Olha, uma das razões do Fogo Cruzado existir é justamente tentar
entender o impacto da insegurança, da violência armada na vida das pessoas,
para além da pessoa que é baleada. Porque quando a gente não tem informação
sobre a violência armada, é muito fácil perder do horizonte o impacto que isso
tem sobre a educação e a saúde psicológica das pessoas.
Por exemplo, um dos impactos que mapeamos é que cerca de 30% das escolas
e creches localizadas na região metropolitana do Rio de Janeiro, registram
anualmente pelo menos um tiroteio no entorno de 300 metros dessas unidades de
ensino em dias letivos e no horário escolar. Em pelo menos um terço desses
casos, vai ocorrer em ação e operação oficial. Ou seja, a violência armada
afeta as unidades de ensino e 10% das unidades de saúde por conta dos
tiroteios.
O que ocorre é que muitas vezes as forças policiais não cumprem os
protocolos para promover segurança pública e acabam atrapalhando os serviços e
atividades cotidianas dos moradores. Casos, por exemplo, como a Chacina do
Jacarezinho, que são muito emblemáticos porque foram 10 horas de tiroteio. Isso
representa que as pessoas não conseguem ir para a escola, ir ao trabalho, ou
dar à luz, como já aconteceu.
Quando isso passa a fazer parte do cotidiano das pessoas, há um processo
de naturalizar essas operações policiais que duram muitas horas, que terminam
em muitos mortos. Como se fosse construído internamente dentro da gente essa
insensibilidade para uma política que prega a segurança pública do confronto,
que defende uma única forma de enfrentar a criminalidade urbana: colocando mais
polícia na rua para trocar tiro com bandido.
E isso resulta na pessoa que marcou a consulta no posto de saúde e não
consegue ir, na mãe que não consegue chegar no trabalho e vai perder o emprego,
na criança que não consegue chegar na escola. As chacinas policiais são a ponta
de um iceberg de uma política que está dando errado e que coloca a população
todo dia na linha de tiro, e que atrapalha o desenvolvimento social e humano
das pessoas e, consequentemente, das cidades.
·
Há guerras terríveis acontecendo hoje no mundo, e
claro que geram muita comoção, não deveria ser de outro jeito. Mas por que você
acha que essa guerra que temos no Brasil, essa matança enquanto política de
Estado, parece não gerar a mesma comoção na sociedade?
Eu acho que tem dois elementos aqui que estão interligados: a
naturalização ou a normalização da violência e a frequência cotidiana delas. E
o caso das chacinas é muito emblemático para mostrar isso. São três chacinas
policiais por mês. Isso deveria ser absurdo em qualquer lugar do mundo.

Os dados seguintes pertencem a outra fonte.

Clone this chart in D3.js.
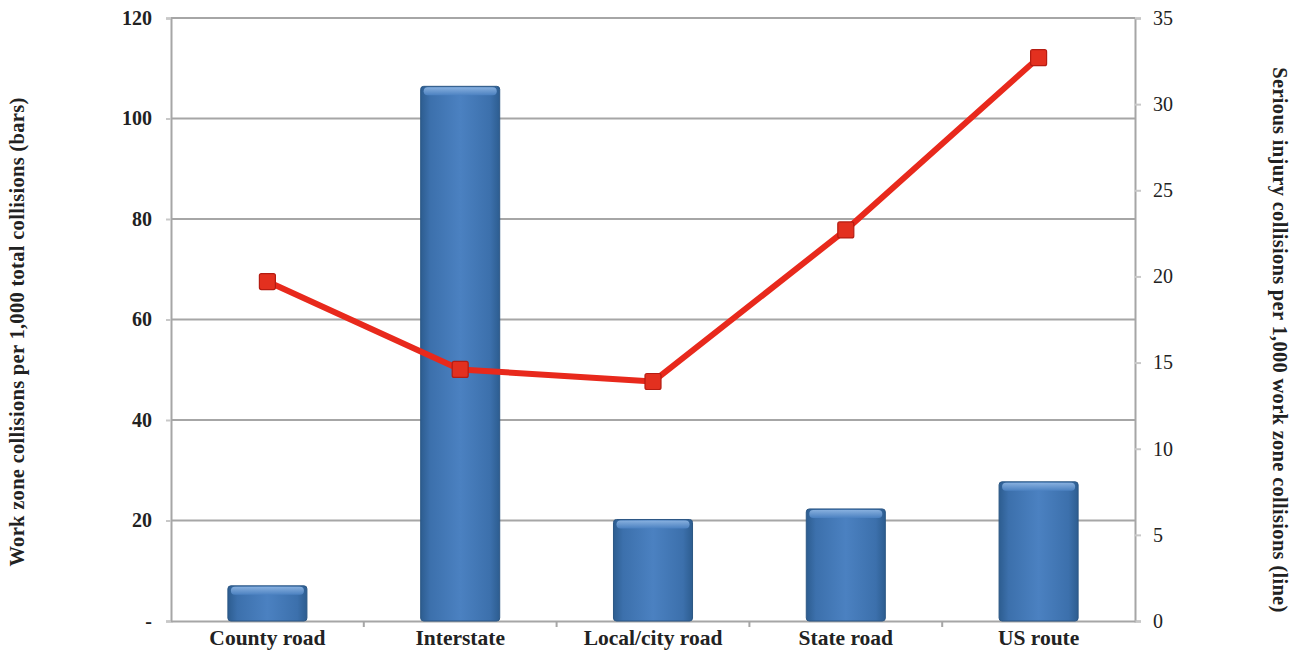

O Brasil já foi condenado na Corte Interamericana de Direitos Humanos
por conta de duas chacinas ocorridas em na década de 1990, uma na favela de
Nova Brasília e outra no Complexo do Alemão, ambas no Rio de Janeiro. Deveria
ainda estar sendo condenado de novo pela recorrência de chacinas que temos hoje
porque o STF já determinou que o Estado do Rio de Janeiro precisa produzir um
plano de redução da letalidade policial. Porém, até agora não foi produzido
plano algum, um desrespeito à corte mais alta do país.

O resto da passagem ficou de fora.